TASK INSTRUCTIONS:
Only the lines from the top of the listing below to the line that has "0.1, 0.05, 0.05];" should be echoed, with both ends kept and pictures left out.

RAW DATA:
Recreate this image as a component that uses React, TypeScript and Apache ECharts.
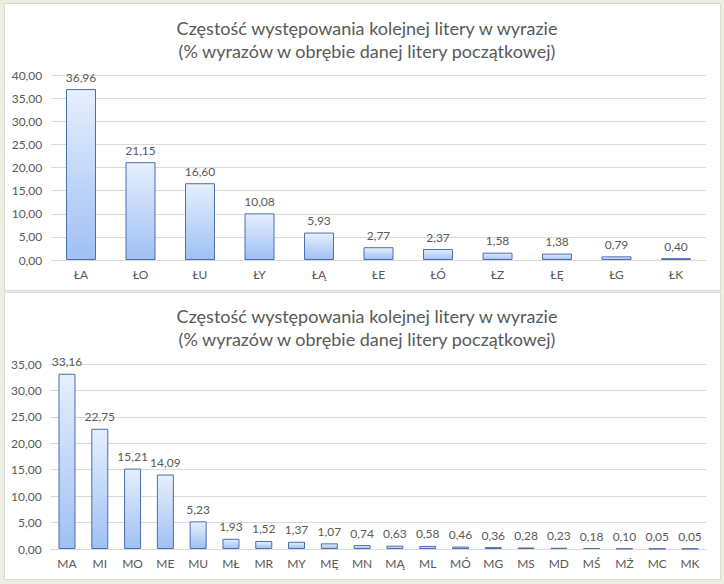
import React, { useEffect, useRef } from "react";
import * as echarts from "echarts";

const titleText = "Częstość występowania kolejnej litery w wyrazie\n(% wyrazów w obrębie danej litery początkowej)";

const topCategories = ["ŁA", "ŁO", "ŁU", "ŁY", "ŁĄ", "ŁE", "ŁÓ", "ŁZ", "ŁĘ", "ŁG", "ŁK"];
const topValues = [36.96, 21.15, 16.6, 10.08, 5.93, 2.77, 2.37, 1.58, 1.38, 0.79, 0.4];

const bottomCategories = ["MA", "MI", "MO", "ME", "MU", "MŁ", "MR", "MY", "MĘ", "MN", "MĄ", "ML", "MÓ", "MG", "MS", "MD", "MŚ", "MŻ", "MC", "MK"];
const bottomValues = [33.16, 22.75, 15.21, 14.09, 5.23, 1.93, 1.52, 1.37, 1.07, 0.74, 0.63, 0.58, 0.46, 0.36, 0.28, 0.23, 0.18, 0.1, 0.05, 0.05];

const FONT = "Lato, 'Liberation Sans', sans-serif";
const TXT = "#595959";

const fmt = (v: number) => v.toFixed(2).replace(".", ",");

const barFill = new echarts.graphic.LinearGradient(0, 0, 0, 1, [
  { offset: 0, color: "#e6effd" },
  { offset: 1, color: "#9fc0f4" },
]);

function App() {
  const ref = useRef<HTMLDivElement>(null);
  useEffect(() => {
    if (!ref.current) return;
    const chart = echarts.init(ref.current, undefined, { renderer: "svg" });
    const yAxisCommon = {
      type: "value" as const,
      min: 0,
      interval: 5,
      axisLabel: { color: TXT, fontFamily: FONT, fontSize: 12, formatter: (v: number) => fmt(v), margin: 9 },
      axisLine: { show: false },
      axisTick: { show: false },
      splitLine: { lineStyle: { color: "#d9d9d9", width: 1 } },
    };
    const xAxisCommon = {
      type: "category" as const,
      axisLabel: { color: TXT, fontFamily: FONT, fontSize: 12, margin: 8, interval: 0 },
      axisLine: { lineStyle: { color: "#d9d9d9" } },
      axisTick: { show: false },
    };
    const seriesCommon = {
      type: "bar" as const,
      itemStyle: { color: barFill, borderColor: "#4a6eae", borderWidth: 1 },
      label: {
        show: true,
        position: "top" as const,
        distance: 6,
        color: TXT,
        fontFamily: FONT,
        fontSize: 12,
        formatter: (p: any) => fmt(p.value),
      },
    };
    const titleStyle = { color: TXT, fontFamily: FONT, fontSize: 18, fontWeight: "normal", lineHeight: 23, align: "center" };
    chart.setOption({
      animation: false,
      backgroundColor: "#eceee2",
      graphic: [
        { type: "rect", shape: { x: 4.5, y: 3.5, width: 716, height: 287 }, style: { fill: "#ffffff", stroke: "#d9d9d9", lineWidth: 1 }, z: -10 },
        { type: "rect", shape: { x: 4.5, y: 292.5, width: 716, height: 287 }, style: { fill: "#ffffff", stroke: "#d9d9d9", lineWidth: 1 }, z: -10 },
      ],
      title: [
        { text: titleText, left: 362, top: 11, textAlign: "center", textStyle: titleStyle },
        { text: titleText, left: 362, top: 299, textAlign: "center", textStyle: titleStyle },
      ],
      grid: [
        { left: 51.25, width: 654.5, top: 75, height: 185 },
        { left: 50.6, width: 655.8, top: 364, height: 185 },
      ],
      xAxis: [
        { ...xAxisCommon, gridIndex: 0, data: topCategories },
        { ...xAxisCommon, gridIndex: 1, data: bottomCategories },
      ],
      yAxis: [
        { ...yAxisCommon, gridIndex: 0, max: 40 },
        { ...yAxisCommon, gridIndex: 1, max: 35 },
      ],
      series: [
        { ...seriesCommon, xAxisIndex: 0, yAxisIndex: 0, data: topValues, barWidth: 30 },
        { ...seriesCommon, xAxisIndex: 1, yAxisIndex: 1, data: bottomValues, barWidth: 17 },
      ],
    });
    return () => chart.dispose();
  }, []);
  return (
    <div
      ref={ref}
      style={{ position: "fixed", left: 0, top: 0, width: 724, height: 584 }}
    />
  );
}

export default App;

ANSWER TO THIS TASK:
Recreate this image as a component that uses React, TypeScript and Apache ECharts.
import React, { useEffect, useRef } from "react";
import * as echarts from "echarts";

const titleText = "Częstość występowania kolejnej litery w wyrazie\n(% wyrazów w obrębie danej litery początkowej)";

const topCategories = ["ŁA", "ŁO", "ŁU", "ŁY", "ŁĄ", "ŁE", "ŁÓ", "ŁZ", "ŁĘ", "ŁG", "ŁK"];
const topValues = [36.96, 21.15, 16.6, 10.08, 5.93, 2.77, 2.37, 1.58, 1.38, 0.79, 0.4];

const bottomCategories = ["MA", "MI", "MO", "ME", "MU", "MŁ", "MR", "MY", "MĘ", "MN", "MĄ", "ML", "MÓ", "MG", "MS", "MD", "MŚ", "MŻ", "MC", "MK"];
const bottomValues = [33.16, 22.75, 15.21, 14.09, 5.23, 1.93, 1.52, 1.37, 1.07, 0.74, 0.63, 0.58, 0.46, 0.36, 0.28, 0.23, 0.18, 0.1, 0.05, 0.05];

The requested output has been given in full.